Por Dr. Jorge Alva*

Al recibir la llamada del hijo del ingeniero Julio Kuroiwa Horiuchi, quien es también destacado ingeniero, donde me comunicaba el fallecimiento de su padre, le manifesté con toda sinceridad mi pesar y tuve muy presente la admiración que despertó, desde el inicio de sus trabajos en ingeniería sísmica, entre colegas, jóvenes egresados y alumnos por su dedicación y capacidad de comunicarse.

Su camino a la universidad lo comenzó desde niño, destacando en su tierra natal, San Luis de Cañete, desde donde sus padres, ambos japoneses de nacimiento, decidieron traerlo a Lima para que estudiara en el colegio Guadalupe, que acogía en ese entonces a escolares de todo el país. Concluyó sus estudios en nuestra alma máter, la Universidad Nacional de Ingeniería, a comienzos de los 60 y, años después, fue el primer becario peruano que hizo una especialización de posgrado en ingeniería sísmica.

En los setenta, cuando estaba terminando mi formación, estudiantil, escuché junto a mi promoción al ingeniero Kuroiwa hablar sobre la microzonificación sísmica, tecnología desarrollada por investigadores japoneses que se adaptó y aplicó durante la reconstrucción posterior al terremoto de destruyó Yungay. Sobre ese tema hicieron sus tesis muchos ingenieros de la UNI. Luego, los estudios del ingeniero Kuroiwa sobre tsunamis también motivaron las tesis de otros tantos egresados. En los años 86 y 87, al iniciarse las labores del Centro Peruano Japonés de Investigaciones sísmicas y Mitigación de Desastres – CISMID UNI (del que fue fundador), junto al ingeniero Roberto Morales, tuve ocasión de trabajar cercanamente con él y desde entonces me cupo la satisfacción de compartir diferentes responsabilidades.

La UNI y el Perú tienen que recordar siempre la obra del ingeniero Julio Kuroiwa, padre de la ingeniería sísmica peruana, quien siguió trabajando prácticamente hasta el día de su fallecimiento en su oficina, donde atesoraba las aproximadamente doscientas tesis, que a lo largo de los años asesoró en nuestra universidad.

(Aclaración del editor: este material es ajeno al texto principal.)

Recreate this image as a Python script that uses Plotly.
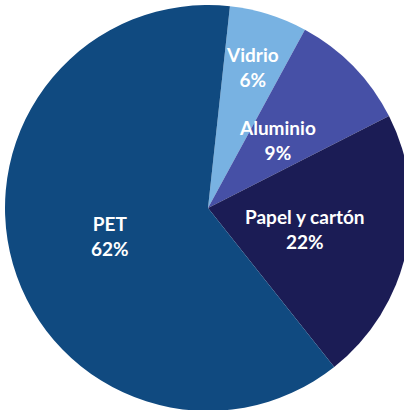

Para él era imposible dejar la pasión de su vida: reducir las victimas de terremotos, tsunamis y otros desastres naturales. Luego de superar una grave infección al hígado, dedicó sus últimos meses a concluir una síntesis de sus trabajos de investigación y experiencias prácticas que denominó “Gestión del riesgo de desastres en el siglo XXI, protegiendo y viviendo en armonía con la naturaleza”, la que podrá adquirirse en librerías en breve. A fines de mayo tuvimos la satisfacción de ofrecerle un homenaje en el aniversario del CISMID y conmemoración del terremoto del 70, donde con gran emoción recordó cómo en tiempos de gran dificultad, en la segunda mitad de los 80, se pudo, pese a todo, unir fuerzas desde la universidad con la cooperación japonesa para crear el centro de investigaciones sísmicas.   

Así se fue un ingeniero que supo hacer de su trabajo, ejemplo por excelencia de lo que es nuestra profesión, que es ciencia y tecnología para mejorar las condiciones materiales de vida de la humanidad. En recuerdo suyo, no solo cumpliremos con el duelo institucional; también nos reafirmamos en la perspectiva que dio origen hace 143 años a la Escuela Especial de Ingenieros Civiles y de Minas, hoy UNI: atender las diferentes necesidades del desarrollo nacional, como señaló en su discurso inaugural el ingeniero Eduardo de Habich.